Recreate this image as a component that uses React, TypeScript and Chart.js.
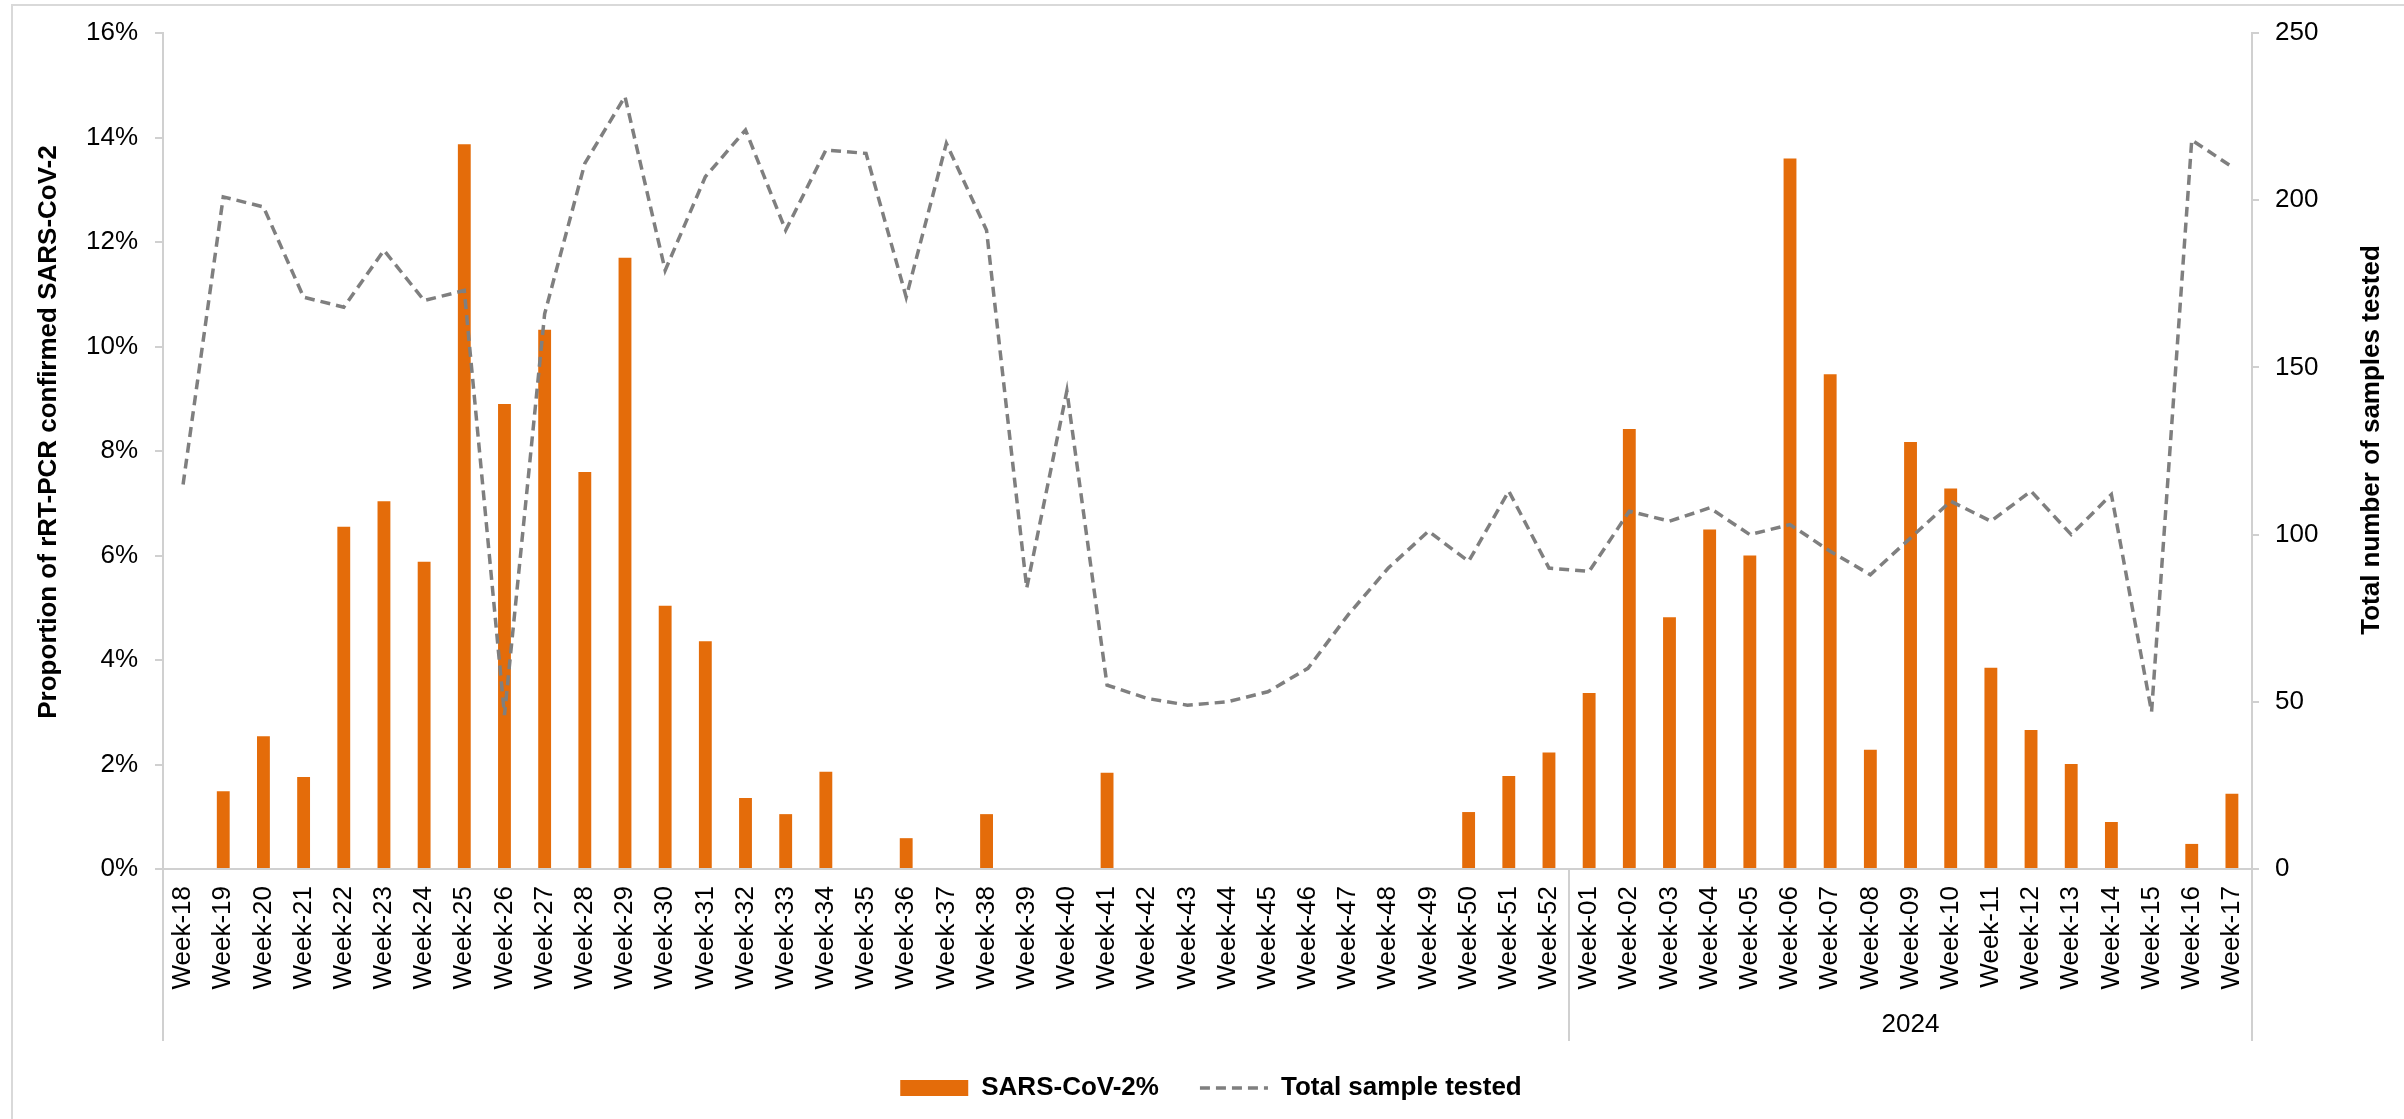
import React, { useEffect, useRef } from "react";
import { Chart, registerables } from "chart.js";

Chart.register(...registerables);

const weeks: string[] = [
  "Week-18", "Week-19", "Week-20", "Week-21", "Week-22", "Week-23", "Week-24", "Week-25", "Week-26", "Week-27",
  "Week-28", "Week-29", "Week-30", "Week-31", "Week-32", "Week-33", "Week-34", "Week-35", "Week-36", "Week-37",
  "Week-38", "Week-39", "Week-40", "Week-41", "Week-42", "Week-43", "Week-44", "Week-45", "Week-46", "Week-47",
  "Week-48", "Week-49", "Week-50", "Week-51", "Week-52",
  "Week-01", "Week-02", "Week-03", "Week-04", "Week-05", "Week-06", "Week-07", "Week-08", "Week-09", "Week-10",
  "Week-11", "Week-12", "Week-13", "Week-14", "Week-15", "Week-16", "Week-17",
];

const yearGroupLabel = "2024";
const yearGroupStartIndex = 35;

const sarsCov2Percent: number[] = [
  0, 1.49, 2.54, 1.76, 6.55, 7.04, 5.88, 13.87, 8.9, 10.32,
  7.6, 11.7, 5.04, 4.36, 1.36, 1.05, 1.86, 0, 0.59, 0,
  1.05, 0, 0, 1.84, 0, 0, 0, 0, 0, 0,
  0, 0, 1.09, 1.78, 2.23,
  3.37, 8.42, 4.82, 6.5, 6.0, 13.6, 9.47, 2.28, 8.17, 7.28,
  3.85, 2.66, 2.01, 0.9, 0, 0.48, 1.44,
];

const totalSamples: number[] = [
  115, 201, 198, 171, 168, 185, 170, 173, 46, 166,
  211, 231, 179, 207, 221, 191, 215, 214, 171, 217,
  191, 84, 143, 55, 51, 49, 50, 53, 60, 76,
  90, 101, 92, 113, 90,
  89, 107, 104, 108, 100, 103, 95, 88, 99, 110,
  104, 113, 100, 112, 47, 218, 210,
];

const leftTicksMax = 16;
const leftTicksStep = 2;
const rightTicksMax = 250;
const rightTicksStep = 50;

const leftTitle = "Proportion of rRT-PCR confirmed SARS-CoV-2";
const rightTitle = "Total number of samples tested";
const barLabel = "SARS-CoV-2%";
const lineLabel = "Total sample tested";

const FONT = "'Liberation Sans', Arial, Helvetica, sans-serif";
const ORANGE = "#E46C0A";
const GREY_LINE = "#7F7F7F";
const AXIS = "#D0D0D0";
const DASH = [10, 6];

const W = 2404;
const H = 1119;

export default function App() {
  const ref = useRef<HTMLCanvasElement | null>(null);

  useEffect(() => {
    if (!ref.current) return;

    const decor = {
      id: "decor",
      afterDraw(chart: any) {
        const ctx = chart.ctx;
        const area = chart.chartArea;
        const xs = chart.scales.x;
        const extBottom = 1041;
        ctx.save();
        // outer frame
        ctx.strokeStyle = "#D9D9D9";
        ctx.lineWidth = 2;
        ctx.strokeRect(12, 5, W + 20, H + 20);
        // axis extensions & group separator
        ctx.strokeStyle = AXIS;
        ctx.lineWidth = 2;
        const sepX =
          (xs.getPixelForValue(yearGroupStartIndex - 1) + xs.getPixelForValue(yearGroupStartIndex)) / 2;
        [area.left, area.right, sepX].forEach((x: number) => {
          ctx.beginPath();
          ctx.moveTo(Math.round(x), area.bottom);
          ctx.lineTo(Math.round(x), extBottom);
          ctx.stroke();
        });
        // group label
        ctx.fillStyle = "#000";
        ctx.font = `26px ${FONT}`;
        ctx.textAlign = "center";
        ctx.textBaseline = "middle";
        ctx.fillText(yearGroupLabel, (sepX + area.right) / 2, 1025);
        // axis titles
        ctx.font = `bold 26px ${FONT}`;
        const drawV = (text: string, x: number, y: number) => {
          ctx.save();
          ctx.translate(x, y);
          ctx.rotate(-Math.PI / 2);
          ctx.fillText(text, 0, 0);
          ctx.restore();
        };
        drawV(leftTitle, 49, 432);
        drawV(rightTitle, 2372, 440);
        ctx.restore();
      },
    };

    const chart = new Chart(ref.current, {
      type: "bar",
      data: {
        labels: weeks,
        datasets: [
          {
            type: "bar",
            label: barLabel,
            data: sarsCov2Percent,
            backgroundColor: ORANGE,
            borderWidth: 0,
            barPercentage: 0.32,
            categoryPercentage: 1,
            yAxisID: "y",
            order: 2,
          },
          {
            type: "line",
            label: lineLabel,
            data: totalSamples,
            borderColor: GREY_LINE,
            borderWidth: 3.5,
            borderDash: DASH,
            pointRadius: 0,
            tension: 0,
            fill: false,
            yAxisID: "y1",
            order: 1,
          },
        ],
      } as any,
      options: {
        responsive: false,
        animation: false,
        devicePixelRatio: 1,
        layout: { padding: { left: 18, right: 0, top: 33, bottom: 8 } },
        plugins: {
          tooltip: { enabled: false },
          legend: {
            display: true,
            position: "bottom",
            labels: {
              usePointStyle: true,
              pointStyleWidth: 68,
              boxHeight: 16,
              padding: 41,
              color: "#000",
              font: { family: FONT, size: 26, weight: "bold" },
              generateLabels: () => [
                {
                  text: barLabel,
                  fillStyle: ORANGE,
                  strokeStyle: ORANGE,
                  lineWidth: 0,
                  pointStyle: "rect",
                  datasetIndex: 0,
                  hidden: false,
                },
                {
                  text: lineLabel,
                  fillStyle: "rgba(0,0,0,0)",
                  strokeStyle: GREY_LINE,
                  lineWidth: 3.5,
                  lineDash: DASH,
                  pointStyle: "line",
                  datasetIndex: 1,
                  hidden: false,
                },
              ],
            },
          },
        },
        scales: {
          x: {
            type: "category",
            offset: true,
            grid: { display: true, drawOnChartArea: false, drawTicks: false, color: "rgba(0,0,0,0)" },
            border: { display: true, color: AXIS, width: 2 },
            ticks: {
              autoSkip: false,
              maxRotation: 90,
              minRotation: 90,
              padding: 17,
              color: "#000",
              font: { family: FONT, size: 26 },
            },
            afterFit: (s: any) => {
              s.height = 165;
            },
          },
          y: {
            position: "left",
            min: 0,
            max: leftTicksMax,
            ticks: {
              stepSize: leftTicksStep,
              padding: 17,
              color: "#000",
              font: { family: FONT, size: 26 },
              callback: (v: any) => `${v}%`,
            },
            grid: { display: true, drawOnChartArea: false, drawTicks: true, tickLength: 8, color: AXIS, lineWidth: 2 },
            border: { display: true, color: AXIS, width: 2 },
            afterFit: (s: any) => {
              s.width = 145;
            },
          },
          y1: {
            position: "right",
            min: 0,
            max: rightTicksMax,
            ticks: {
              stepSize: rightTicksStep,
              padding: 16,
              color: "#000",
              font: { family: FONT, size: 26 },
            },
            grid: { display: true, drawOnChartArea: false, drawTicks: true, tickLength: 7, color: AXIS, lineWidth: 2 },
            border: { display: true, color: AXIS, width: 2 },
            afterFit: (s: any) => {
              s.width = 152;
            },
          },
        },
      } as any,
      plugins: [decor],
    });

    return () => chart.destroy();
  }, []);

  return (
    <div style={{ position: "absolute", left: 0, top: 0, width: W, height: H, background: "#fff" }}>
      <canvas ref={ref} width={W} height={H} style={{ width: W, height: H, display: "block" }} />
    </div>
  );
}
---*---
Your instructions » Pictures are excluded: retype only the lines from the beginning of the listing above through the line with "Chart.register(...registerables);", both included.

Task response »
Recreate this image as a component that uses React, TypeScript and Chart.js.
import React, { useEffect, useRef } from "react";
import { Chart, registerables } from "chart.js";

Chart.register(...registerables);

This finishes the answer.